Is there truly going to be an end to social promotion in Cayman’s public school system?
We hope so.
At a recent Education Conference problems were outlined and solutions offered to improve the public education system in the Cayman Islands.
One of those suggestions was to end social promotion where students are allowed to continue to pass through school with their peers without satisfying academic requirements or meeting performance indicators at key grades.
Research shows that passing students on to the next grade when they are unprepared doesn’t prepare students for future employment or for college.

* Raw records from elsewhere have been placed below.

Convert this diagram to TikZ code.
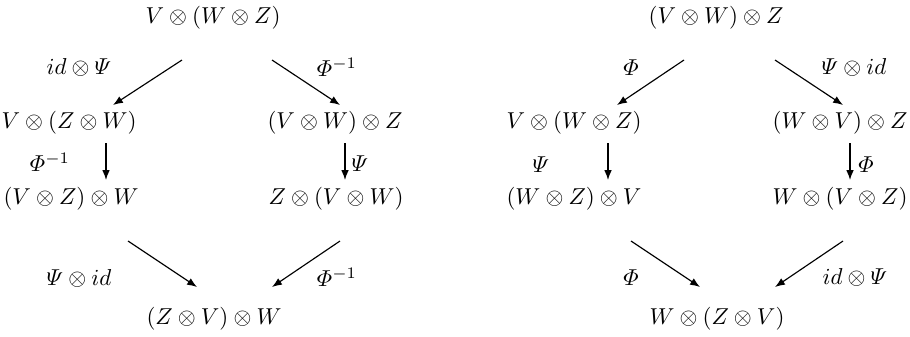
\documentclass[tikz,border=0pt]{standalone}
\usepackage{amsmath}
\usetikzlibrary{arrows.meta,calc}
\begin{document}
\begin{tikzpicture}[x=0.4348pt,y=-0.4348pt,
  obj/.style={inner sep=0pt,anchor=center},
  lab/.style={inner sep=0pt,anchor=center},
  arr/.style={line width=0.5pt,-{Latex[length=4.3pt,width=3.3pt]}}]
\useasboundingbox (0,0) rectangle (910,336);
% left diagram
\node[obj] (L1) at (213,18) {$V\otimes(W\otimes Z)$};
\node[obj] (L2) at (69,123) {$V\otimes(Z\otimes W)$};
\node[obj] (L3) at (335,123) {$(V\otimes W)\otimes Z$};
\node[obj] (L4) at (71,199) {$(V\otimes Z)\otimes W$};
\node[obj] (L5) at (336,199) {$Z\otimes(V\otimes W)$};
\node[obj] (L6) at (214,319) {$(Z\otimes V)\otimes W$};
\draw[arr] ($(L1)+(-31,42)$) -- ($(L2)+(44,-18)$);
\draw[arr] ($(L1)+(59,42)$) -- ($(L3)+(5,-18)$);
\draw[arr] ($(L2)+(37,20)$) -- ($(L4)+(35,-19)$);
\draw[arr] ($(L3)+(10,20)$) -- ($(L5)+(9,-19)$);
\draw[arr] ($(L4)+(57,42)$) -- ($(L6)+(-17,-32)$);
\draw[arr] ($(L5)+(4,42)$) -- ($(L6)+(58,-32)$);
\node[lab] (la1) at (79,67) {$id\otimes\varPsi$};
\node[lab] (la2) at (337,67) {$\varPhi^{-1}$};
\node[lab] (la3) at (50,162) {$\varPhi^{-1}$};
\node[lab] (la4) at (360,164) {$\varPsi$};
\node[lab] (la5) at (79,278) {$\varPsi\otimes id$};
\node[lab] (la6) at (337,277) {$\varPhi^{-1}$};
% right diagram
\node[obj] (R1) at (716,18) {$(V\otimes W)\otimes Z$};
\node[obj] (R2) at (574,123) {$V\otimes(W\otimes Z)$};
\node[obj] (R3) at (840,123) {$(W\otimes V)\otimes Z$};
\node[obj] (R4) at (574,199) {$(W\otimes Z)\otimes V$};
\node[obj] (R5) at (840,199) {$W\otimes(V\otimes Z)$};
\node[obj] (R6) at (717,319) {$W\otimes(Z\otimes V)$};
\draw[arr] ($(R1)+(-32,42)$) -- ($(R2)+(43,-18)$);
\draw[arr] ($(R1)+(59,42)$) -- ($(R3)+(3,-18)$);
\draw[arr] ($(R2)+(34,20)$) -- ($(R4)+(34,-19)$);
\draw[arr] ($(R3)+(10,20)$) -- ($(R5)+(10,-19)$);
\draw[arr] ($(R4)+(57,42)$) -- ($(R6)+(-17,-32)$);
\draw[arr] ($(R5)+(3,42)$) -- ($(R6)+(58,-32)$);
\node[lab] (ra1) at (631,68) {$\varPhi$};
\node[lab] (ra2) at (854,67) {$\varPsi\otimes id$};
\node[lab] (ra3) at (541,165) {$\varPsi$};
\node[lab] (ra4) at (866,165) {$\varPhi$};
\node[lab] (ra5) at (631,278) {$\varPhi$};
\node[lab] (ra6) at (855,277) {$id\otimes\varPsi$};
\end{tikzpicture}
\end{document}
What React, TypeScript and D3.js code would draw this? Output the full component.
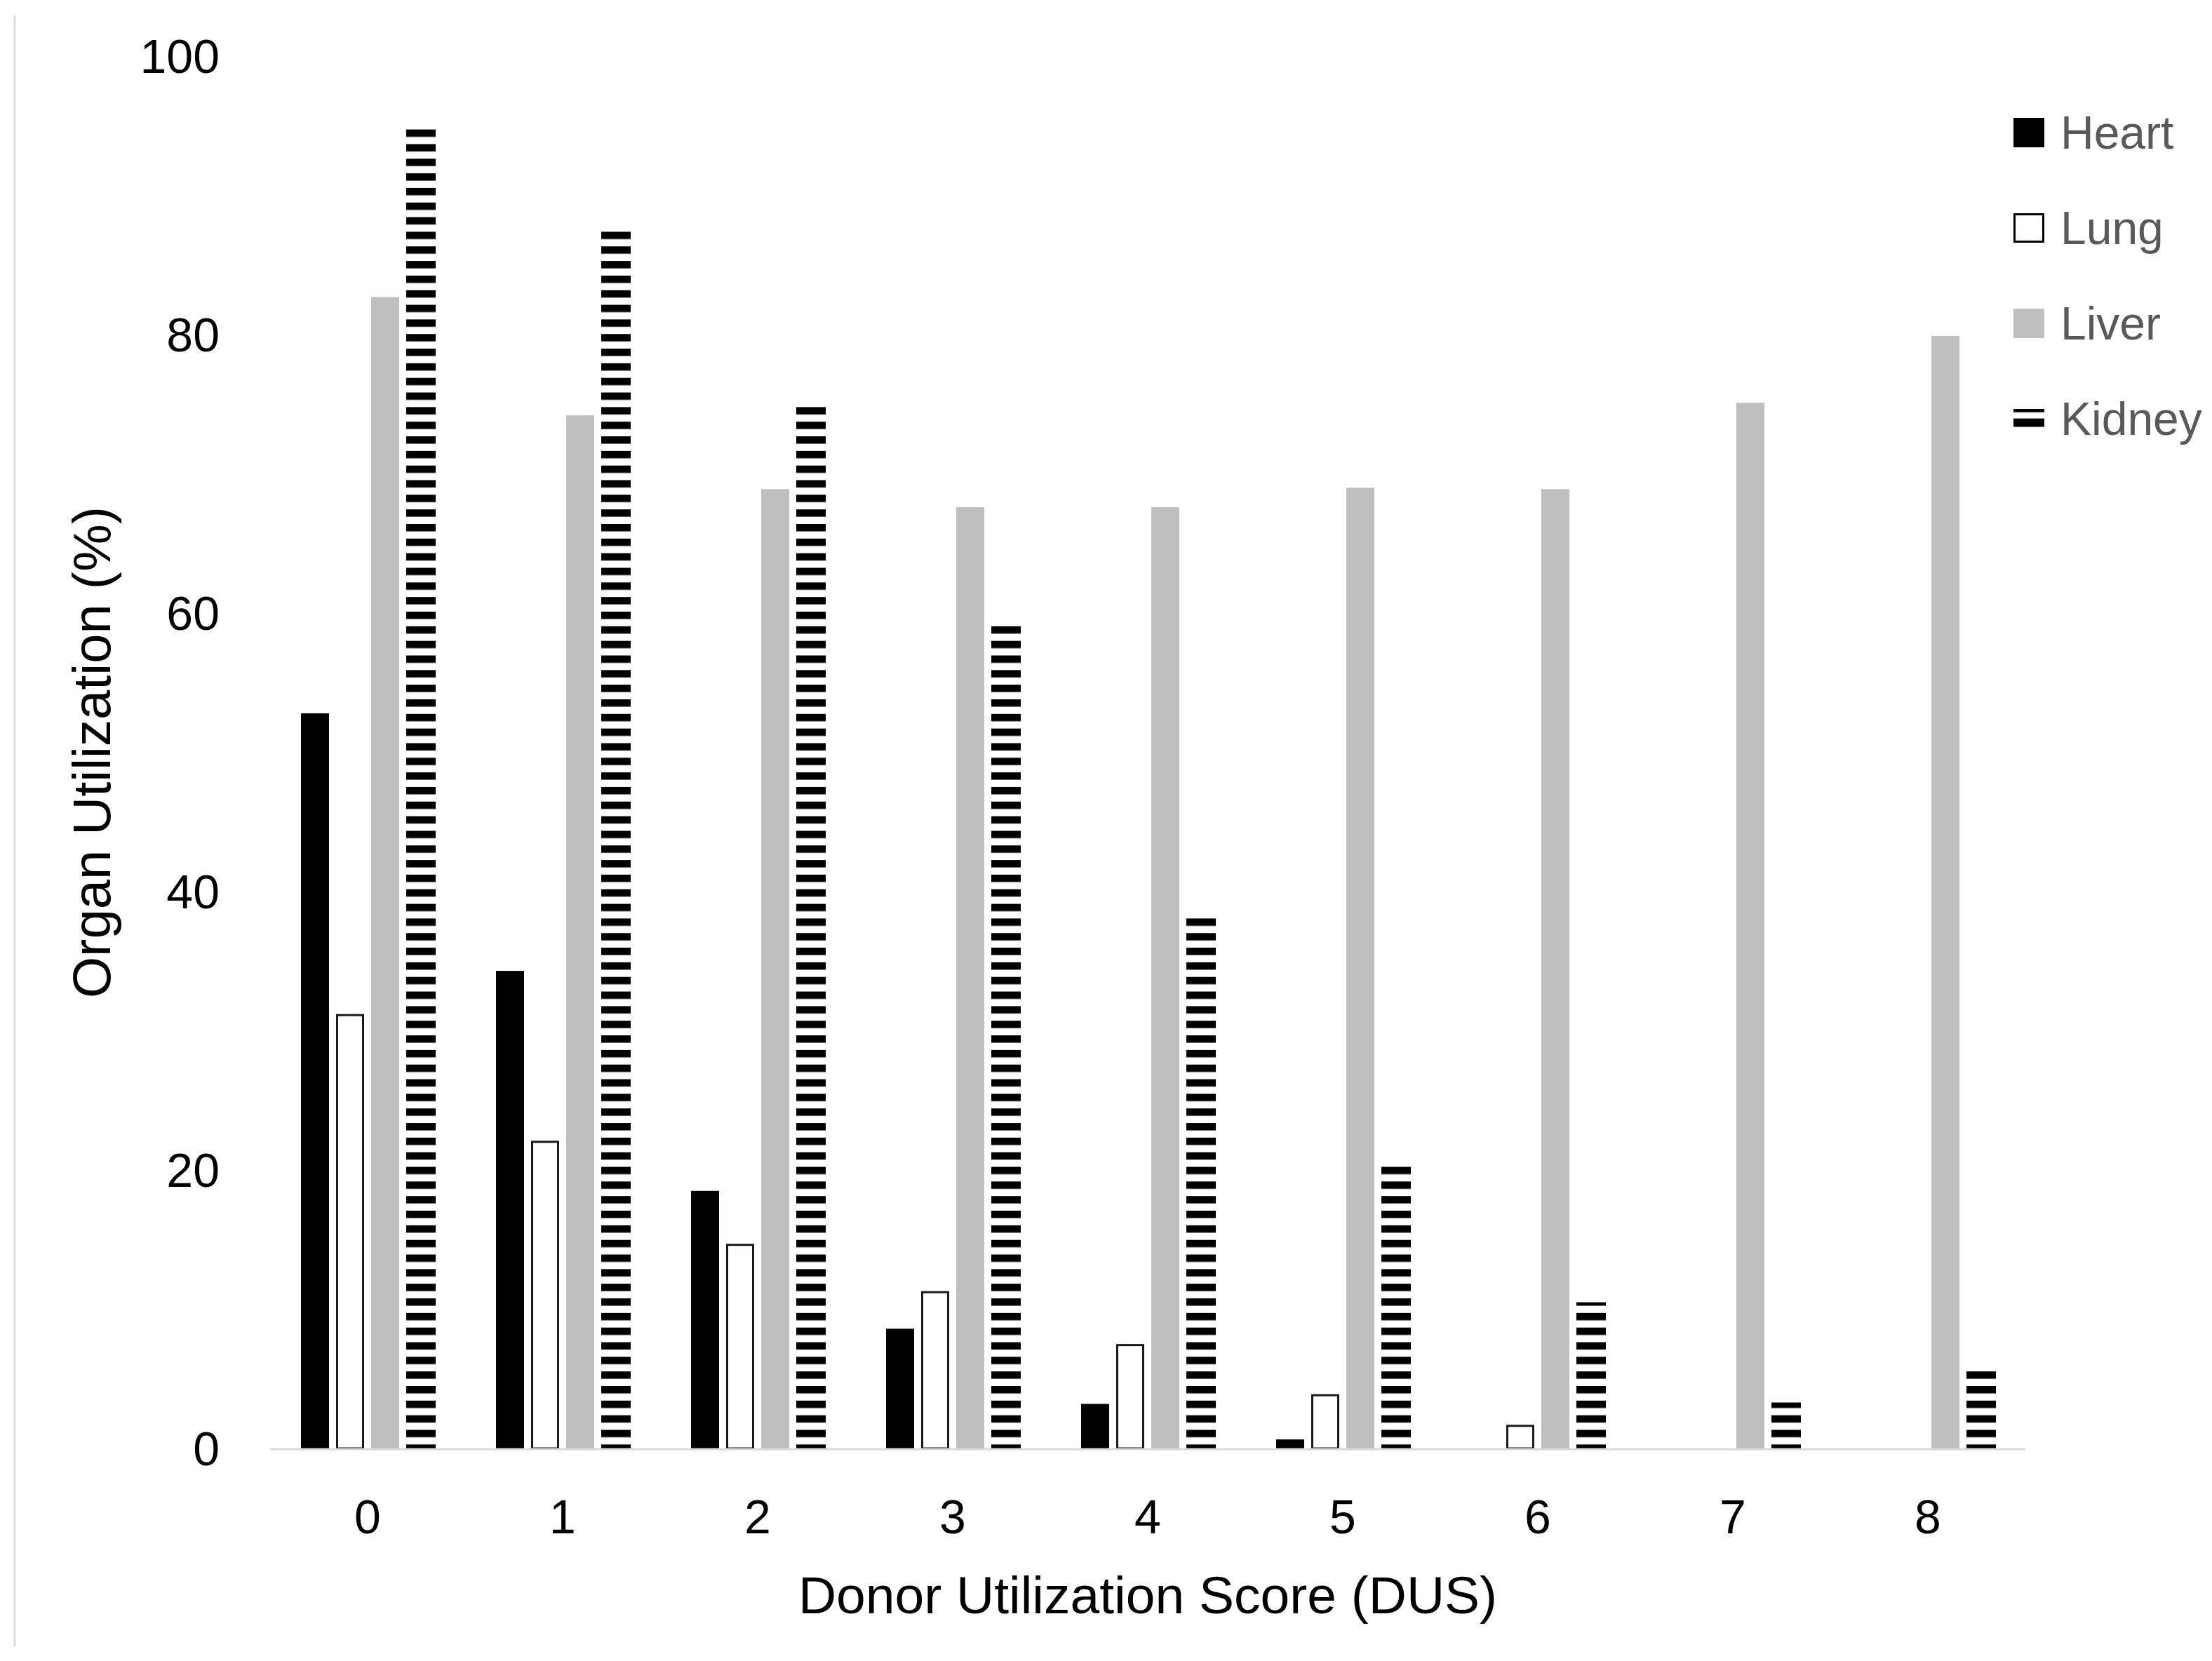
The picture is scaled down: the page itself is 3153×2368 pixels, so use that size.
import React, { useEffect, useRef } from 'react';
import * as d3 from 'd3';

// DUS categories and organ utilization (%) per organ
const categories = ['0', '1', '2', '3', '4', '5', '6', '7', '8'];
const series = ['Heart', 'Lung', 'Liver', 'Kidney'];
const heart = [52.8, 34.3, 18.5, 8.6, 3.2, 0.65, 0, 0, 0];
const lung = [31.2, 22.1, 14.7, 11.3, 7.5, 3.9, 1.7, 0, 0];
const liver = [82.7, 74.2, 68.9, 67.6, 67.6, 69.0, 68.9, 75.1, 79.9];
const kidney = [95.1, 87.8, 75.2, 59.2, 38.4, 20.4, 10.5, 3.3, 5.7];
const yTicks = [0, 20, 40, 60, 80, 100];

const W = 3153;
const H = 2368;

function App() {
    const svgRef = useRef(null);

    useEffect(() => {
        document.body.style.margin = '0';

        const svg = d3.select(svgRef.current);
        svg.selectAll('*').remove();
        svg.attr('width', W).attr('height', H).style('display', 'block').style('background', '#fff');

        const margin = {left: 385, right: 266, top: 80, bottom: 303};
        const baseY = H - margin.bottom;

        const x0 = d3.scaleBand()
            .domain(categories)
            .range([margin.left, W - margin.right])
            .padding(0);

        const x1 = d3.scaleBand()
            .domain(series)
            .range([-100, 100])
            .paddingInner(0.2)
            .paddingOuter(0.1);

        const y = d3.scaleLinear()
            .domain([0, 100])
            .range([baseY, margin.top]);

        // stripes for kidney
        const defs = svg.append('defs');
        const period = 20.83;
        const mkPattern = (id, y0, stripe) => {
            const p = defs.append('pattern')
                .attr('id', id)
                .attr('patternUnits', 'userSpaceOnUse')
                .attr('x', 0)
                .attr('y', y0)
                .attr('width', 10)
                .attr('height', period);
            p.append('rect').attr('width', 10).attr('height', period).attr('fill', '#fff');
            p.append('rect').attr('width', 10).attr('height', stripe).attr('fill', '#000');
        };
        mkPattern('kidneyStripes', baseY - 5.7, 10.5);

        // frame line on the left
        svg.append('line')
            .attr('x1', 21).attr('x2', 21)
            .attr('y1', 22).attr('y2', 2347)
            .attr('stroke', '#d9d9d9')
            .attr('stroke-width', 2.5);

        const data = categories.map((c, i) => ({
            cat: c,
            Heart: heart[i],
            Lung: lung[i],
            Liver: liver[i],
            Kidney: kidney[i],
        }));

        const groups = svg.append('g')
            .selectAll('g')
            .data(data)
            .join('g')
            .attr('transform', d => `translate(${x0(d.cat) + x0.bandwidth() / 2}, 0)`);

        // heart
        groups.append('rect')
            .attr('x', x1('Heart'))
            .attr('y', d => y(d.Heart))
            .attr('width', x1.bandwidth())
            .attr('height', d => baseY - y(d.Heart))
            .attr('fill', '#000');

        // lung (outlined)
        groups.filter(d => d.Lung > 0).append('rect')
            .attr('x', x1('Lung') + 1.5)
            .attr('y', d => y(d.Lung) + 1.5)
            .attr('width', x1.bandwidth() - 3)
            .attr('height', d => Math.max(0, baseY - y(d.Lung) - 1.5))
            .attr('fill', '#fff')
            .attr('stroke', '#1a1a1a')
            .attr('stroke-width', 3);

        // liver
        groups.append('rect')
            .attr('x', x1('Liver'))
            .attr('y', d => y(d.Liver))
            .attr('width', x1.bandwidth())
            .attr('height', d => baseY - y(d.Liver))
            .attr('fill', '#bfbfbf');

        // kidney
        groups.append('rect')
            .attr('x', x1('Kidney'))
            .attr('y', d => y(d.Kidney))
            .attr('width', x1.bandwidth() + 2)
            .attr('height', d => baseY - y(d.Kidney))
            .attr('fill', 'url(#kidneyStripes)');

        // baseline
        svg.append('line')
            .attr('x1', margin.left).attr('x2', W - margin.right)
            .attr('y1', baseY + 1).attr('y2', baseY + 1)
            .attr('stroke', '#d9d9d9')
            .attr('stroke-width', 3);

        const font = '"Liberation Sans", Arial, sans-serif';

        // y tick labels
        svg.append('g')
            .selectAll('text')
            .data(yTicks)
            .join('text')
            .attr('x', 313)
            .attr('y', d => y(d))
            .attr('dy', '0.35em')
            .attr('text-anchor', 'end')
            .style('font-family', font)
            .style('font-size', '68px')
            .attr('fill', '#000')
            .text(d => d);

        // x tick labels
        svg.append('g')
            .selectAll('text')
            .data(categories)
            .join('text')
            .attr('x', d => x0(d) + x0.bandwidth() / 2)
            .attr('y', 2162)
            .attr('dy', '0.35em')
            .attr('text-anchor', 'middle')
            .style('font-family', font)
            .style('font-size', '68px')
            .attr('fill', '#000')
            .text(d => d);

        // axis titles
        svg.append('text')
            .attr('x', (margin.left + W - margin.right) / 2)
            .attr('y', 2300)
            .attr('text-anchor', 'middle')
            .style('font-family', font)
            .style('font-size', '75px')
            .attr('fill', '#000')
            .text('Donor Utilization Score (DUS)');

        svg.append('text')
            .attr('transform', `translate(157, ${(y(0) + y(100)) / 2}) rotate(-90)`)
            .attr('text-anchor', 'middle')
            .style('font-family', font)
            .style('font-size', '76px')
            .attr('fill', '#000')
            .text('Organ Utilization (%)');

        // legend
        const legendTop = 168;
        const legendStep = 136;
        mkPattern('kidneyLegend', legendTop + 3 * legendStep + 7, 12);
        const legendFill = {Heart: '#000', Lung: '#fff', Liver: '#bfbfbf', Kidney: 'url(#kidneyLegend)'};
        const legend = svg.append('g')
            .selectAll('g')
            .data(series)
            .join('g')
            .attr('transform', (d, i) => `translate(2870, ${legendTop + i * legendStep})`);

        legend.append('rect')
            .attr('x', d => d === 'Lung' ? 1.5 : 0)
            .attr('y', d => d === 'Lung' ? 1.5 : d === 'Kidney' ? 7 : 0)
            .attr('width', d => d === 'Lung' ? 41 : 44)
            .attr('height', d => d === 'Lung' ? 39 : d === 'Kidney' ? 33 : 42)
            .attr('fill', d => legendFill[d])
            .attr('stroke', d => d === 'Lung' ? '#000' : 'none')
            .attr('stroke-width', 3);

        legend.append('text')
            .attr('x', 67)
            .attr('y', 44)
            .style('font-family', font)
            .style('font-size', '66px')
            .attr('fill', '#595959')
            .text(d => d);
    }, []);

    return <svg ref={svgRef}/>;
}

export default App;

It’s also doesn’t do much for their self esteem or achievement.
But retention isn’t necessarily the answer, either.
Retention in a grade greatly increases the likelihood that a student will drop out of school and, if instructional changes aren’t made, keeping a kid back a grade is ineffective.
What we have to do is have a far reaching curriculum that relates to the educational needs of all our students.
One area that has and is still lacking in the Cayman Islands is the teaching of technical and vocational skills. By not teaching these to the students who would most benefit by them means we are cheating the students out of future economic successes and our country out of good, home-grown talent.
Taking responsibility for ending social promotion requires tough decisions and strong actions.
It means requiring students to meet performance standards in key subject areas to be able to advance.
Stopping social promotion will mean setting clear expectations for students and explicit policies for promotion.
At the heart of it all, though, is holding all stakeholders accountable for student performance.
Our leaders, administrators, teachers, parents and community members need to expect more of our students and of themselves.
More children must be given more chances to succeed.
Part of the reason we use expatriates to shore up our workforces is because our own people haven’t been properly trained to do certain jobs.
The training has to start in schools, not when a student has graduated and is depending on training from an expatriate.
We’re already on a good track. We’ve got a Cabinet minister dedicated to improving the education system and a woman at the helm of the department who is known for her ability for long-term vision and dedication to this country.
It won’t be an easy process, but one that is necessary for the good of our students and the future of our country.